ABC 02.04.09
NO les revelo ningún secreto al confesar que me siento mucho
más cómodo con políticos que han pasado por una guerra que con los que tuvieron
la suerte de no sufrirla. La experiencia de la destrucción, la percepción de la
fragilidad de nuestra suerte y la comprensión de la inmensa importancia que
tiene el capricho en la vida hacen realmente sabios a quienes tienen mimbres
para serlo. Es incuestionable que nuestro Gran Timonel jamás podría encaramarse
a la suela de los zapatos de un Willy Brandt o un Helmut Schmidt, por citar
sólo a dos grandes socialdemócratas que vivieron la guerra en directo y, por
tanto, han sido inmunes a los sentimentalismos de las batallitas del abuelito
que tanto han marcado para mal a Rodríguez Zapatero. Pero si hubiera vivido
alguna tragedia real, continuada y masiva, de las que abrasan y devoran a las
gentes, sin duda tendría una aproximación a la realidad al menos un poco más
devota. Probablemente incluso él sería capaz de aproximarse a las grandes
verdades y pequeñas realidades con más solemnidad, con menos desparpajo procaz.
El
problema es que ya no tenemos ni un gobernante con experiencia directa de
guerra en Occidente, en los países que debieran defender dentro y fuera de sus
fronteras los principios del sistema que han heredado y los ha hecho libres y
prósperos como ningún otro. Es en gran parte, me temo, el problema que vamos a
tener con Barack Obama. Por supuesto que no tiene un pensamiento tan faldicorto
y frívolo hasta la contumacia como nuestro presidente. Los filtros de la gran
democracia norteamericana jamás lo habrían permitido. Pero las guerras lejanas
y pequeñas, por muy implicado que uno esté en ellas, no pueden aportar a los
gobernantes la experiencia que acumularon y asimilaron un Eisenhower, un
Churchill, un Adenauer o un De Gaulle. Ellos eran muy conscientes de la línea
directa, del foco brutal que conecta en los momentos extremos, entre el pavor y
la pasión del individuo y las grandes decisiones del estadista. Aquí ahora, en
Londres, tenemos hoy una cumbre del G-20 en el que están representados todos
los grandes poderes que acumulan el 80 por ciento de la producción y renta
mundial. Y los mensajes son todos tan alarmantes como livianos a un tiempo.
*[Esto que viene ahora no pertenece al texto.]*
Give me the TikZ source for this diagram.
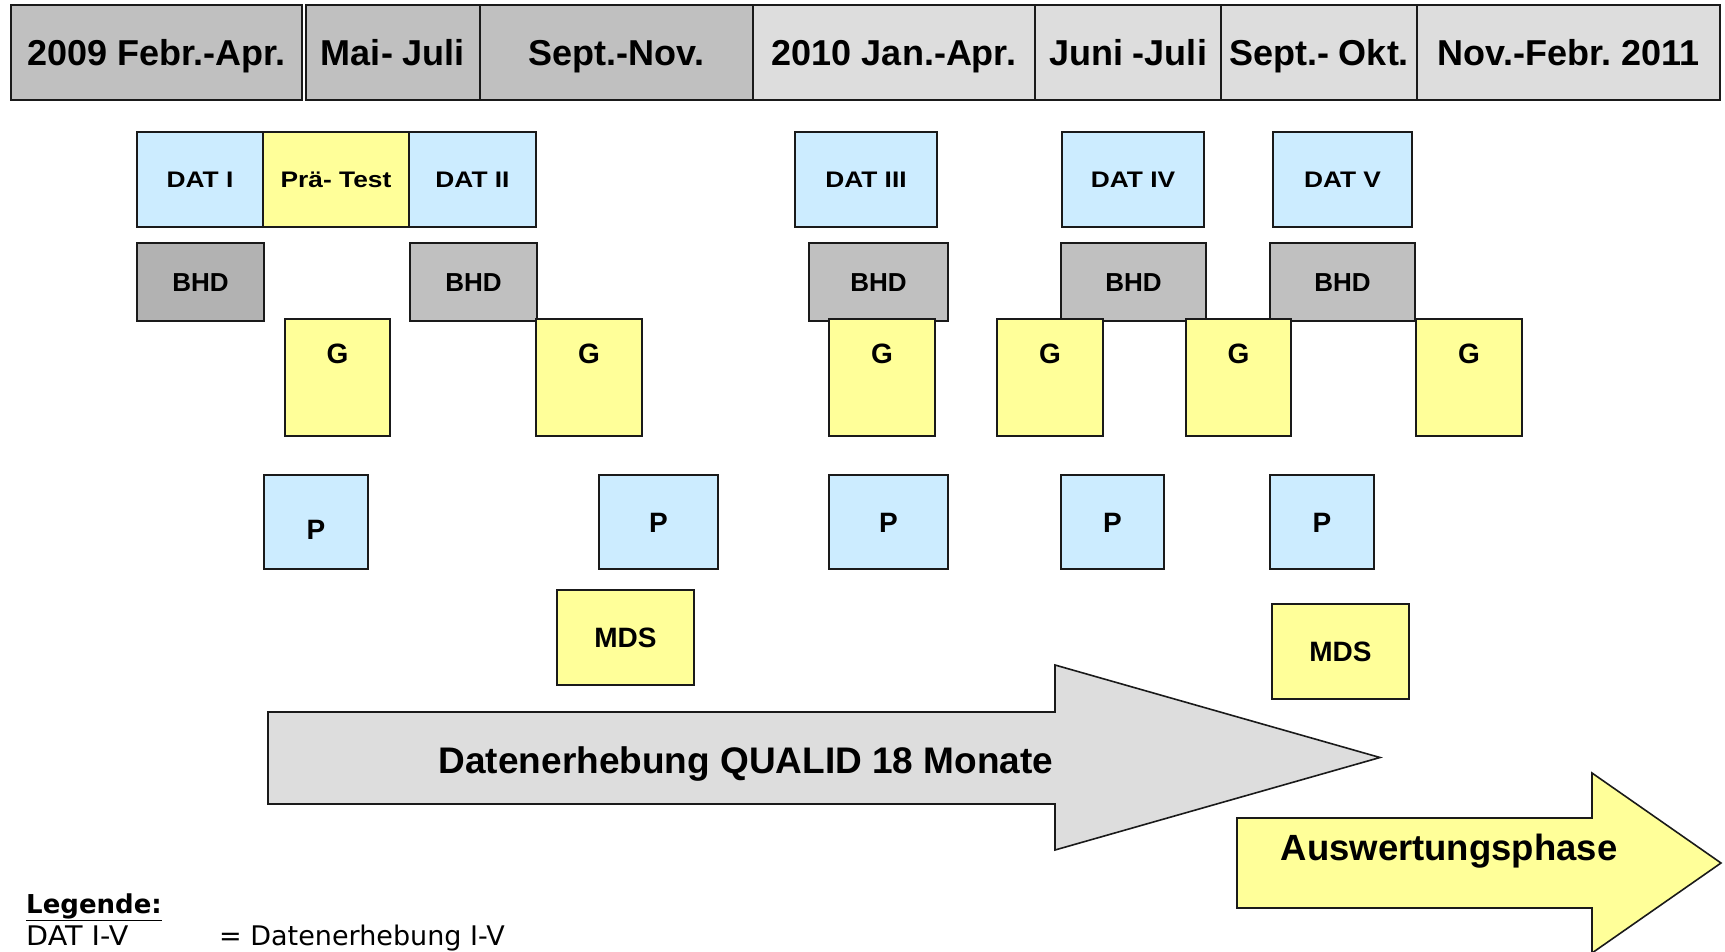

Todos quieren consolar a la gente. Quizá sean los chinos, en su brutalidad
palmaria, los únicos que transmiten a su población las realidades que ésta
puede cotejar en su existencia inmediata. Los que mantienen, pese a toda su
basura ideológica ya hueca, esa línea roja directa entre el drama individual y
la acción de Gobierno. Los demás, todos los demás, venden frijoles. Y echan
culpas y responsabilidades por la borda como si fueran ratas de las que poder
limpiar el barco en zozobra. Cuando en realidad están alimentando un criadero
de roedores en la sentina. Son líderes sentimentales. Siempre aptos para
provocar las catástrofes que no han vivido.